One of the more common reasons that vehicles and bikes collide is driver negligence. Negligence is a legal theory that compares the actions of an allegedly negligent person to that of a reasonable person in a similar situation. If, during the comparison, it is found that a reasonable person would not have acted as the allegedly negligent person acted, then the person may be deemed to have exhibited negligence. Personal injury claims based on negligence generally must include evidence of duty between the parties, causation, and damages sustained by the victim.

For example, consider a driver who is sending text messages while behind the wheel of their car. As they approach a right turn, the look at their smart phone instead of the road, and collide with a bicyclist in a bike lane when they maneuver their vehicle without signaling. A court may evaluate if the driver was negligent and how they caused the victim to suffer injuries and losses.
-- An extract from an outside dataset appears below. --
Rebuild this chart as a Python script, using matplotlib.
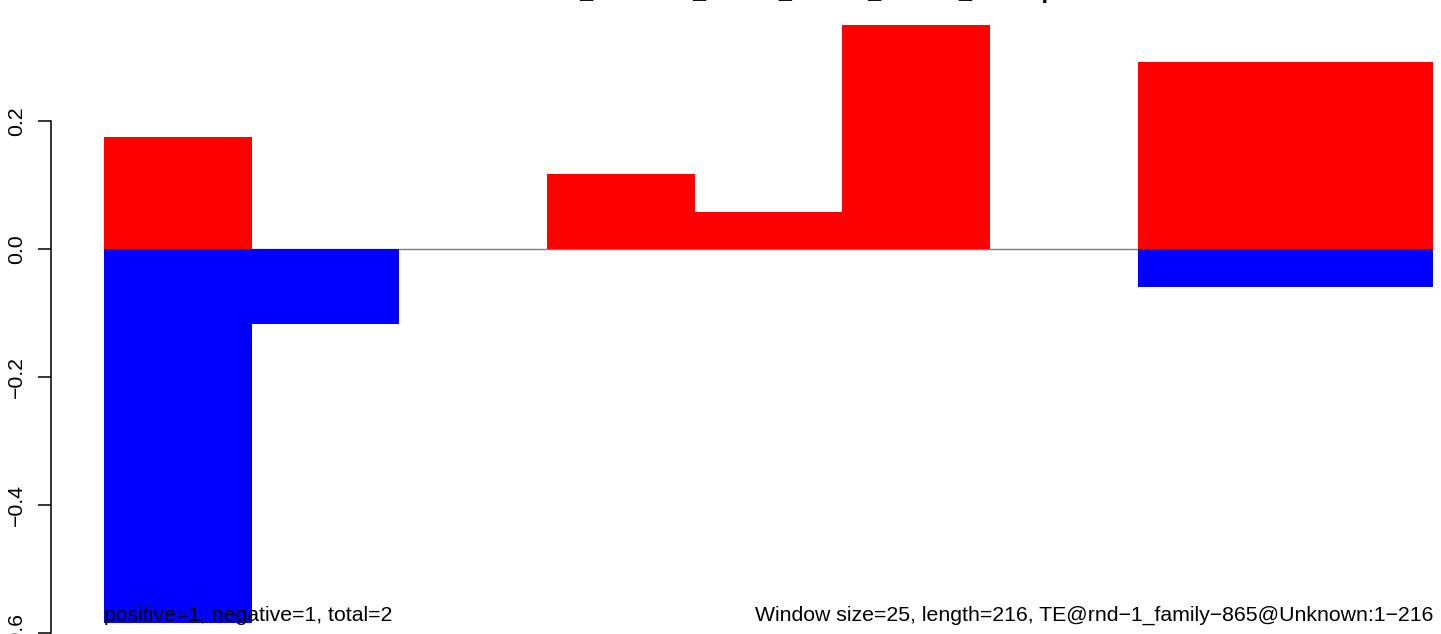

Comparative negligence may impact a victim’s damages

During a negligence trial, a driver may offer evidence that a bicyclist-victim was also negligent when their collision occurred. Consider the example above. If the driver was texting and not paying attention to the road, then they carry some of the burden for causing the accident. But if the bicyclist-victim also was negligent at that time, then their recovery of damages may be reduced. A victim who is also a partial cause of their own harm cannot recover the proportion of their losses that can be attributed to their own negligence. In the discussed scenario, if the driver was 80% negligent for the crash and the bicyclist was 20% negligent, the bicyclist-victim could recover 80% of their accident-related damages.

It is not always easy for a personal injury victim to prepare and plead their own legal claims. Victims of bicycle accidents can seek help from lawyers to ensure that their cases are effectively prepared. No legal advice is offered in this post, and individual counsel from personal injury lawyers is suggested for readers with case-specific legal claims.